_PROBLEM_. Repeat what the lines below say, word for word, and skip every image.

===== SUPPLIED DATA =====

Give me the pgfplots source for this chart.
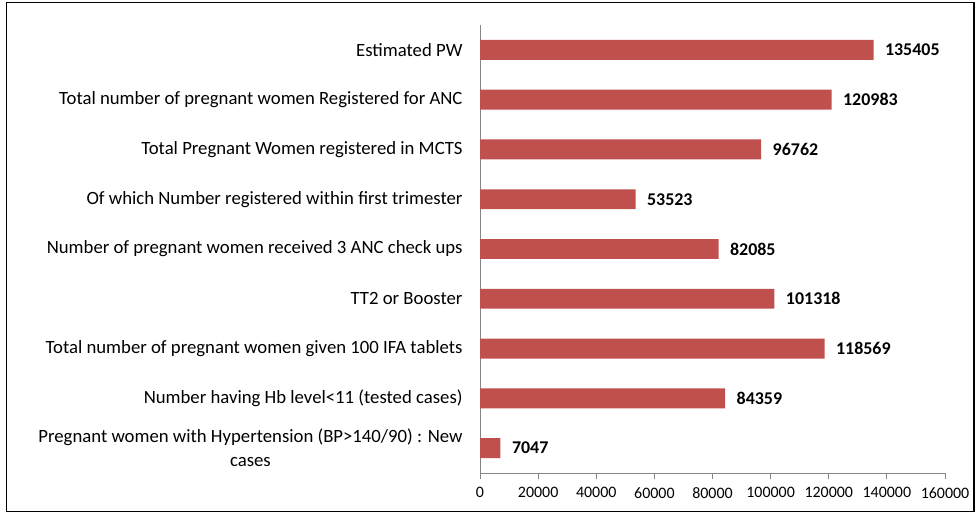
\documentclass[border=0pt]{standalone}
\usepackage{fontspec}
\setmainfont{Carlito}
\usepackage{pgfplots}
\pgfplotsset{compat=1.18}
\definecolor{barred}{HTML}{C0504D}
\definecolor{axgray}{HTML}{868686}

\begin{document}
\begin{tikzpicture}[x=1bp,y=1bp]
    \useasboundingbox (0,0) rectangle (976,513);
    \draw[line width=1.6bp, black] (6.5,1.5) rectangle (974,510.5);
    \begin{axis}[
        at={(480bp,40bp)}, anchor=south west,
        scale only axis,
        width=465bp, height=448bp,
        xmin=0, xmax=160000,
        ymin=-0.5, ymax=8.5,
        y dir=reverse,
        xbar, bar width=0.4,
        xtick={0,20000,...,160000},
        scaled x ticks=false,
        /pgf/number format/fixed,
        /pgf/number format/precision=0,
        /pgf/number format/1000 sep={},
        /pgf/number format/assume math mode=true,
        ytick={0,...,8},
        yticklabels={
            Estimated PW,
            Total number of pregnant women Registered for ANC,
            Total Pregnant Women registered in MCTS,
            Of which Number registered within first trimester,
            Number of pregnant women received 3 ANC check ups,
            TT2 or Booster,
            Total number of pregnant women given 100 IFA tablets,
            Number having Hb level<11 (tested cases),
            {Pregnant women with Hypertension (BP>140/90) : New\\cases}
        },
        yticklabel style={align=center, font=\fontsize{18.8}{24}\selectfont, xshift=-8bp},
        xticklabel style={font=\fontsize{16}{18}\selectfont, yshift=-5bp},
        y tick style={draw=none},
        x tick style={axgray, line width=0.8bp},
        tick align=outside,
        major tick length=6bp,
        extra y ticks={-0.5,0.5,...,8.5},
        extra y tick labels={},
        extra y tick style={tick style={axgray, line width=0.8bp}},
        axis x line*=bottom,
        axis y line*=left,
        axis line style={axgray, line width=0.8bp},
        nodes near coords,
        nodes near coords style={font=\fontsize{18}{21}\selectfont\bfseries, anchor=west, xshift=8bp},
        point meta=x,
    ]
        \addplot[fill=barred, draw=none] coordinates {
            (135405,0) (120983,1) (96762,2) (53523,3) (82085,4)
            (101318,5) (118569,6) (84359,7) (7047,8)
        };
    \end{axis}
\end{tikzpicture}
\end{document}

=====

_EXERCISE RESULT_.
Give me the pgfplots source for this chart.
\documentclass[border=0pt]{standalone}
\usepackage{fontspec}
\setmainfont{Carlito}
\usepackage{pgfplots}
\pgfplotsset{compat=1.18}
\definecolor{barred}{HTML}{C0504D}
\definecolor{axgray}{HTML}{868686}

\begin{document}
\begin{tikzpicture}[x=1bp,y=1bp]
    \useasboundingbox (0,0) rectangle (976,513);
    \draw[line width=1.6bp, black] (6.5,1.5) rectangle (974,510.5);
    \begin{axis}[
        at={(480bp,40bp)}, anchor=south west,
        scale only axis,
        width=465bp, height=448bp,
        xmin=0, xmax=160000,
        ymin=-0.5, ymax=8.5,
        y dir=reverse,
        xbar, bar width=0.4,
        xtick={0,20000,...,160000},
        scaled x ticks=false,
        /pgf/number format/fixed,
        /pgf/number format/precision=0,
        /pgf/number format/1000 sep={},
        /pgf/number format/assume math mode=true,
        ytick={0,...,8},
        yticklabels={
            Estimated PW,
            Total number of pregnant women Registered for ANC,
            Total Pregnant Women registered in MCTS,
            Of which Number registered within first trimester,
            Number of pregnant women received 3 ANC check ups,
            TT2 or Booster,
            Total number of pregnant women given 100 IFA tablets,
            Number having Hb level<11 (tested cases),
            {Pregnant women with Hypertension (BP>140/90) : New\\cases}
        },
        yticklabel style={align=center, font=\fontsize{18.8}{24}\selectfont, xshift=-8bp},
        xticklabel style={font=\fontsize{16}{18}\selectfont, yshift=-5bp},
        y tick style={draw=none},
        x tick style={axgray, line width=0.8bp},
        tick align=outside,
        major tick length=6bp,
        extra y ticks={-0.5,0.5,...,8.5},
        extra y tick labels={},
        extra y tick style={tick style={axgray, line width=0.8bp}},
        axis x line*=bottom,
        axis y line*=left,
        axis line style={axgray, line width=0.8bp},
        nodes near coords,
        nodes near coords style={font=\fontsize{18}{21}\selectfont\bfseries, anchor=west, xshift=8bp},
        point meta=x,
    ]
        \addplot[fill=barred, draw=none] coordinates {
            (135405,0) (120983,1) (96762,2) (53523,3) (82085,4)
            (101318,5) (118569,6) (84359,7) (7047,8)
        };
    \end{axis}
\end{tikzpicture}
\end{document}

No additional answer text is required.